According to Reclaiming the Game, recruited athletes—especially male athletes who play the “high profile” sports: football, basketball, and hockey—are not academically representative of their classes. They concentrate disproportionately in the social sciences, and their class ranks are, on average, disproportionately low. Though Bowen and Levin argue that the time commitment teams demand of their athletes should be further reduced, their statistics show that other groups with similar commitments—including non-recruited, “walk-on” athletes—do not under perform the way recruited athletes do. Musicians, for example, over perform, they said.
But for some critics, a more fundamental problem is the terms of evaluation.
“It’s a very narrow spectrum across which students are measured,” said men’s tennis head coach David Fish ’55. “I see a lot of different expressions of intelligence, [and] it may happen that if you play the piano or the violin that there might be a closer alignment with what is tested,” he said. “But I don’t think that comes even close to describing the whole story, a whole person.”
Delaney-Smith said she has received hundreds of angry e-mails from alumni regarding the book.
“Athletes at elite universities may have lower SATs and GPAs—a previous study of Bowen’s proved that—and they may not be as involved in student government or the orchestra, but that does not translate into a ‘lack of connection to student life,’” Kelly Kinneen ’99, a former basketball player, wrote in an e-mail.
“My teammates were post-graduate scholars, Phi Beta Kappas, Radcliffe Leadership Award Winners, led community groups at Phillips Brooks House, were prefects and tutors. Out of the 17 women I played with, 12 have post-graduate degrees. I think that the Harvard community was a better place because we were a part of it.”
Deep Impact
Orleans, the executive director of the Ivy League, said the Ivy presidents have long wrestled with the issues raised by Bowen’s books, even before they existed.

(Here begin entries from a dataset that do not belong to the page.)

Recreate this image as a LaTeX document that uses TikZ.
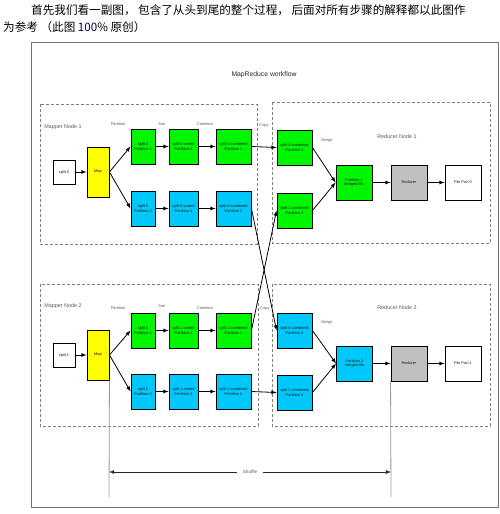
\documentclass[tikz,border=0pt]{standalone}
\usepackage{fontspec}
\setmainfont{Liberation Sans}
\newfontfamily\cjk{Noto Sans CJK SC}

\begin{document}
\begin{tikzpicture}[x=1pt,y=-1pt]
  % Colors
  \definecolor{mrgreen}{RGB}{0,245,0}
  \definecolor{mrcyan}{RGB}{0,200,250}
  \definecolor{mryellow}{RGB}{255,255,0}
  \definecolor{mrgrey}{RGB}{192,192,192}
  \colorlet{labelgrey}{black!65}

  % Styles
  \tikzstyle{box}=[draw=black,line width=0.9pt,align=center,inner sep=0.5pt,
    text=black!90,font=\fontsize{3.9}{4.8}\selectfont]
  \tikzstyle{part}=[box,minimum width=24pt,minimum height=35pt]
  \tikzstyle{sorted}=[box,minimum width=29pt,minimum height=35pt]
  \tikzstyle{comb}=[box,minimum width=35pt,minimum height=35pt]
  \tikzstyle{red}=[box,minimum width=36pt,minimum height=35pt]
  \tikzstyle{split}=[box,fill=white,minimum width=22pt,minimum height=24pt]
  \tikzstyle{mapbox}=[box,fill=mryellow,minimum width=22pt,minimum height=50pt]
  \tikzstyle{step label}=[text=labelgrey,font=\fontsize{3.9}{4.5}\selectfont]
  \tikzstyle{group label}=[text=labelgrey,font=\fontsize{5.4}{6}\selectfont]
  \tikzstyle{group}=[draw=black!50,densely dashed,line width=0.5pt]
  \tikzstyle{vector}=[-latex,line width=0.8pt]

  \useasboundingbox (0,0) rectangle (500,514);

  % Header
  \node[anchor=west,inner sep=0pt,font=\cjk\fontsize{11.6}{13}\selectfont] (head1) at (31,10)
    {首先我们看一副图， 包含了从头到尾的整个过程， 后面对所有步骤的解释都以此图作};
  \node[anchor=west,inner sep=0pt,font=\cjk\fontsize{11.6}{13}\selectfont] (head2) at (3,27)
    {为参考 （此图 {\color{blue!35!black}100}\% 原创）};

  % The graphic
  \draw[black!55,line width=0.8pt] (31,42) rectangle (498,507);
  \node[font=\fontsize{6.8}{7}\selectfont,text=black!85] (title) at (264,75) {MapReduce workflow};

  \draw[group] (40,104) rectangle (257,244);
  \draw[group] (272,102) rectangle (490,243);
  \draw[group] (40,284) rectangle (258,426);
  \draw[group] (272,284) rectangle (490,426);

  % Mapper Node 1
  \node[group label] (gm1) at (63,127) {Mapper Node 1};
  \node[split] (sp0) at (64,172) {split 0};
  \node[mapbox] (mapA) at (98,172) {Map};
  \node[part,fill=mrgreen] (a11) at (143,146.5) {split 0\\Partition 1};
  \node[sorted,fill=mrgreen] (a12) at (183.5,146.5) {split 0 sorted\\Partition 1};
  \node[comb,fill=mrgreen] (a13) at (233.5,146.5) {split 0 combined\\Partition 1};
  \node[part,fill=mrcyan] (a21) at (143,208.5) {split 0\\Partition 2};
  \node[sorted,fill=mrcyan] (a22) at (183.5,208.5) {split 0 sorted\\Partition 2};
  \node[comb,fill=mrcyan] (a23) at (233.5,208.5) {split 0 combined\\Partition 2};

  % Mapper Node 2
  \node[group label] (gm2) at (63,306) {Mapper Node 2};
  \node[split] (sp1) at (64,355) {split 1};
  \node[mapbox] (mapB) at (98,355) {Map};
  \node[part,fill=mrgreen] (b11) at (143,330.5) {split 1\\Partition 1};
  \node[sorted,fill=mrgreen] (b12) at (183.5,330.5) {split 1 sorted\\Partition 1};
  \node[comb,fill=mrgreen] (b13) at (233.5,330.5) {split 1 combined\\Partition 1};
  \node[part,fill=mrcyan] (b21) at (143,391.5) {split 1\\Partition 2};
  \node[sorted,fill=mrcyan] (b22) at (183.5,391.5) {split 1 sorted\\Partition 2};
  \node[comb,fill=mrcyan] (b23) at (233.5,391.5) {split 1 combined\\Partition 2};

  % Reducer Node 1
  \node[group label] (gr1) at (397,137) {Reducer Node 1};
  \node[comb,fill=mrgreen] (r1a) at (294.5,147.5) {split 0 combined\\Partition 1};
  \node[comb,fill=mrgreen] (r1b) at (294.5,210.5) {split 1 combined\\Partition 1};
  \node[red,fill=mrgreen] (mg1) at (354,182.5) {Partition 1\\Merged file};
  \node[red,fill=mrgrey] (rd1) at (409,182.5) {Reducer};
  \node[red,fill=white] (fp0) at (463,182.5) {File Part 0};

  % Reducer Node 2
  \node[group label] (gr2) at (397,308) {Reducer Node 2};
  \node[comb,fill=mrcyan] (r2a) at (294.5,330.5) {split 0 combined\\Partition 2};
  \node[comb,fill=mrcyan] (r2b) at (294.5,392.5) {split 1 combined\\Partition 2};
  \node[red,fill=mrcyan] (mg2) at (354.5,363.5) {Partition 2\\Merged file};
  \node[red,fill=mrgrey] (rd2) at (409,363.5) {Reducer};
  \node[red,fill=white] (fp1) at (463,363.5) {File Part 1};

  % Step labels
  \foreach \y/\n in {124/1,308/2}
  {
    \node[step label] (part\n) at (118,\y) {Partition};
    \node[step label] (comb\n) at (205,\y) {Combine};
  }
  \node[step label] (sort1) at (162,124) {Sort};
  \node[step label] (sort2) at (162,306) {Sort};
  \node[step label] (copy1) at (264,126) {Copy};
  \node[step label] (copy2) at (265,309) {Copy};
  \node[step label] (merge1) at (327,141) {Merge};
  \node[step label] (merge2) at (327,323) {Merge};

  % Arrows
  \foreach \s/\t in {sp0/mapA,a11/a12,a12/a13,a21/a22,a22/a23,
                     sp1/mapB,b11/b12,b12/b13,b21/b22,b22/b23,
                     a13/r1a,b23/r2b,a23/r2a,b13/r1b,
                     r1a/mg1,r1b/mg1,mg1/rd1,rd1/fp0,
                     r2a/mg2,r2b/mg2,mg2/rd2,rd2/fp1}
    \draw[vector] (\s.east) -- (\t.west);
  \foreach \s/\t in {mapA/a11,mapA/a21,mapB/b11,mapB/b21}
    \draw[vector] (\s.east) -- (\t.west);

  % Shuffle
  \coordinate (shl) at (109,497);
  \coordinate (shr) at (391,497);
  \draw[black!40,line width=0.8pt] (mapB.south east) -- (shl);
  \draw[black!40,line width=0.8pt] (rd2.south west) -- (shr);
  \coordinate (sha) at (109,472);
  \coordinate (shb) at (391,472);
  \draw[latex-latex,line width=0.8pt,black!85] (sha) -- node[fill=white,text=labelgrey,
    font=\fontsize{4.6}{5}\selectfont,inner xsep=6pt] (shuffle) {Shuffle} (shb);
\end{tikzpicture}
\end{document}
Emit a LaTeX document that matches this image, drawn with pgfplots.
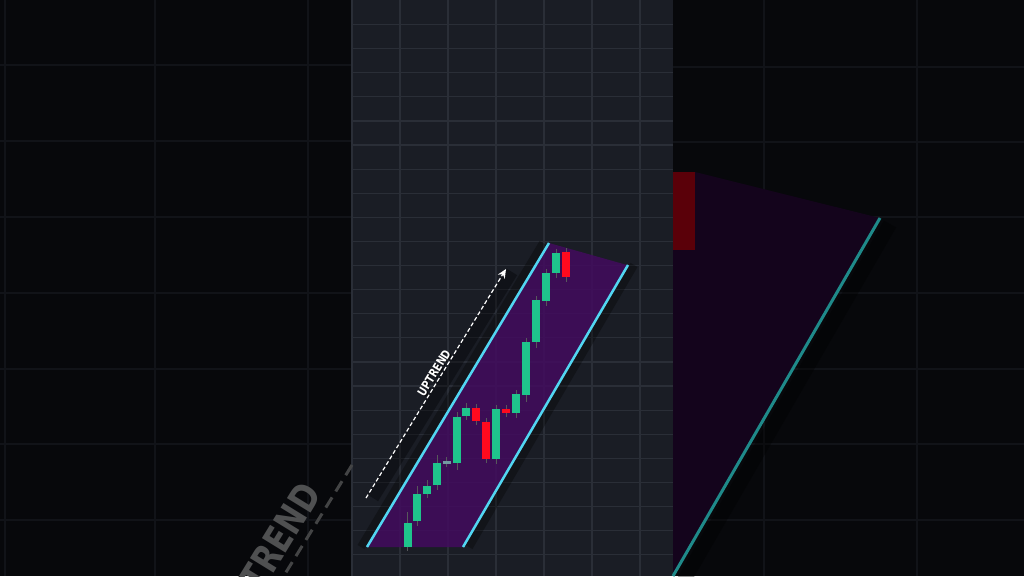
\documentclass[border=0pt]{standalone}
\usepackage{pgfplots}
\pgfplotsset{compat=1.18}
\usepackage{pgfplotstable}
\usepackage{fontspec}
\setmainfont{Liberation Sans}
\newfontfamily\cond{DejaVu Sans Condensed}
\usetikzlibrary{arrows.meta}

\definecolor{bgdark}{HTML}{07080B}
\definecolor{panel}{HTML}{1A1D25}
\definecolor{gridc}{HTML}{2A2E37}
\definecolor{gridd}{HTML}{111318}
\definecolor{bull}{HTML}{1FC48C}
\definecolor{bear}{HTML}{FF0A1E}
\definecolor{chan}{HTML}{52D6F2}
\definecolor{chanfill}{HTML}{420B5E}
\definecolor{dimfill}{HTML}{14041C}
\definecolor{dimred}{HTML}{5A0009}
\definecolor{dimteal}{HTML}{1F8A8A}

% candle bodies: x centre, top and bottom of the body (pixels, y down)
\pgfplotstableread{
x     lo   hi
407.5 523  547
417   494  521
427   486  494
437   463  485
457   417  463
466   408  416
496   409  459
516   394  413
526   342  395
536   300  342
546   273  301
556   253  273
}\bulls
\pgfplotstableread{
x     lo   hi
476   408  421
486   422  459
506   409  413
566   252  277
}\bears
\pgfplotstableread{
x     lo   hi
446.5 461  463.5
}\doji
\pgfplotstableread{
x     lo   hi
407.5 512  551
417   486  526
427   480  498
437   455  490
446.5 457  467
457   412  470
466   403  420
476   404  425
486   418  463
496   405  464
506   405  417
516   390  418
526   338  402
536   296  348
546   269  306
556   249  278
566   248  282
}\wicks
\pgfplotstableread{
x     lo   hi
684   172  250
}\dimbears

\pgfplotsset{candle/.style 2 args={draw=none, mark=none, error bars/.cd, y dir=both, y explicit,
  error mark=none, error bar style={draw=#1, line width=#2, solid}}}

\begin{document}
\begin{tikzpicture}
\begin{axis}[
  width=1024pt, height=576pt, scale only axis,
  xmin=0, xmax=1024, ymin=0, ymax=576, y dir=reverse,
  axis line style={draw=none}, tick style={draw=none},
  xticklabels={}, yticklabels={},
  xtick={352,400,448,496,544,592,640},
  ytick={24.5,48.6,...,576},
  grid=major, major grid style={gridc, line width=1.2pt},
  axis background/.style={fill=panel},
  clip=true,
]
% side panels
\addplot[fill=bgdark, draw=none] coordinates {(0,0)(351,0)(351,576)(0,576)} -- cycle;
\addplot[fill=bgdark, draw=none] coordinates {(673,0)(1024,0)(1024,576)(673,576)} -- cycle;
\addplot[gridd, line width=2.5pt, unbounded coords=jump] coordinates {
 (5,0)(5,576)(5,nan)(155,0)(155,576)(155,nan)(308,0)(308,576)(308,nan)
 (0,65)(351,65)(0,nan)(0,141)(351,141)(0,nan)(0,217)(351,217)(0,nan)
 (0,293)(351,293)(0,nan)(0,369)(351,369)(0,nan)(0,444)(351,444)(0,nan)
 (0,520)(351,520)};
\addplot[gridd, line width=2.5pt, unbounded coords=jump] coordinates {
 (764,0)(764,576)(764,nan)(917,0)(917,576)(917,nan)
 (673,67)(1024,67)(673,nan)(673,142)(1024,142)(673,nan)(673,217)(1024,217)(673,nan)
 (673,293)(1024,293)(673,nan)(673,369)(1024,369)(673,nan)(673,444)(1024,444)(673,nan)
 (673,520)(1024,520)};

% right panel: blurred close-up
\addplot[fill=dimfill, draw=none] coordinates {(673,172)(695,172)(880,218)(673,576)} -- cycle;
\addplot[candle={dimred}{22pt}] table[x=x, y expr={(\thisrow{lo}+\thisrow{hi})/2},
  y error expr={(\thisrow{hi}-\thisrow{lo})/2}] {\dimbears};
\addplot[black, opacity=0.35, line width=14pt] coordinates {(890,224)(683,582)};
\addplot[dimteal, line width=3pt] coordinates {(880,218)(673,576)};

% left panel: blurred label
\addplot[gray!50!bgdark, line width=3pt, dash pattern=on 12pt off 7pt] coordinates {(352,465)(280,582)};
\node[rotate=58.4, text=gray!60!bgdark, font=\cond\bfseries\fontsize{38}{38}\selectfont]
  at (268,557) {\scalebox{0.9}[1]{UPTREND}};

% channel
\addplot[fill=chanfill, fill opacity=0.85, draw=none] coordinates {(367,547)(549,243)(627,265)(463,547)} -- cycle;
\addplot[black, opacity=0.3, line width=8pt] coordinates {(361,547)(543,243)};
\addplot[black, opacity=0.3, line width=8pt] coordinates {(469,547)(634,265)};
\addplot[black, opacity=0.35, line width=12pt] coordinates {(373,498)(512,272)};
\addplot[chan, line width=2.5pt] coordinates {(367,547)(549,243)};
\addplot[chan, line width=2.5pt] coordinates {(463,547)(628,265)};

% candles
\addplot[candle={gray!60!panel}{0.8pt}] table[x=x, y expr={(\thisrow{lo}+\thisrow{hi})/2},
  y error expr={(\thisrow{hi}-\thisrow{lo})/2}] {\wicks};
\addplot[candle={bull}{8pt}] table[x=x, y expr={(\thisrow{lo}+\thisrow{hi})/2},
  y error expr={(\thisrow{hi}-\thisrow{lo})/2}] {\bulls};
\addplot[candle={bear}{8pt}] table[x=x, y expr={(\thisrow{lo}+\thisrow{hi})/2},
  y error expr={(\thisrow{hi}-\thisrow{lo})/2}] {\bears};
\addplot[candle={gray!70!chan}{8pt}] table[x=x, y expr={(\thisrow{lo}+\thisrow{hi})/2},
  y error expr={(\thisrow{hi}-\thisrow{lo})/2}] {\doji};

% trend arrow and label
\addplot[white, line width=1.2pt, dash pattern=on 4pt off 2.5pt, -{Stealth[length=9pt,width=8pt]}]
  coordinates {(366,498)(506,269)};
\node[rotate=58.4, text=black, opacity=0.7, font=\cond\bfseries\fontsize{12}{12}\selectfont]
  at (435.5,374) {\scalebox{0.9}[1]{UPTREND}};
\node[rotate=58.4, text=white, font=\cond\bfseries\fontsize{12}{12}\selectfont]
  at (434,373) {\scalebox{0.9}[1]{UPTREND}};
\end{axis}
\pgfresetboundingbox
\path[use as bounding box] (current axis.south west) rectangle (current axis.north east);
\end{tikzpicture}
\end{document}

The Ivy League first reduced recruiting numbers in 1993, eight years before The Game of Life.
“What’s important to us is that we’re trying to do the right thing whether the books were written or not,” Orleans said. “There’s been a sense in some reports that it’s the books that have driven the Ivy presidents, which I think is not true—it’s their own independent sense of responsibility to respond to any developments in the league.”
Bowen said he is aware that the books don’t necessarily drive changes in policy, like the recent reductions in recruits and implementation of forced rest rules.
“Would that have occurred in any case?” Bowen said. “Maybe, who can say? Certainly the presidents with whom we’ve spoken credit the evidence, the facts in the book.”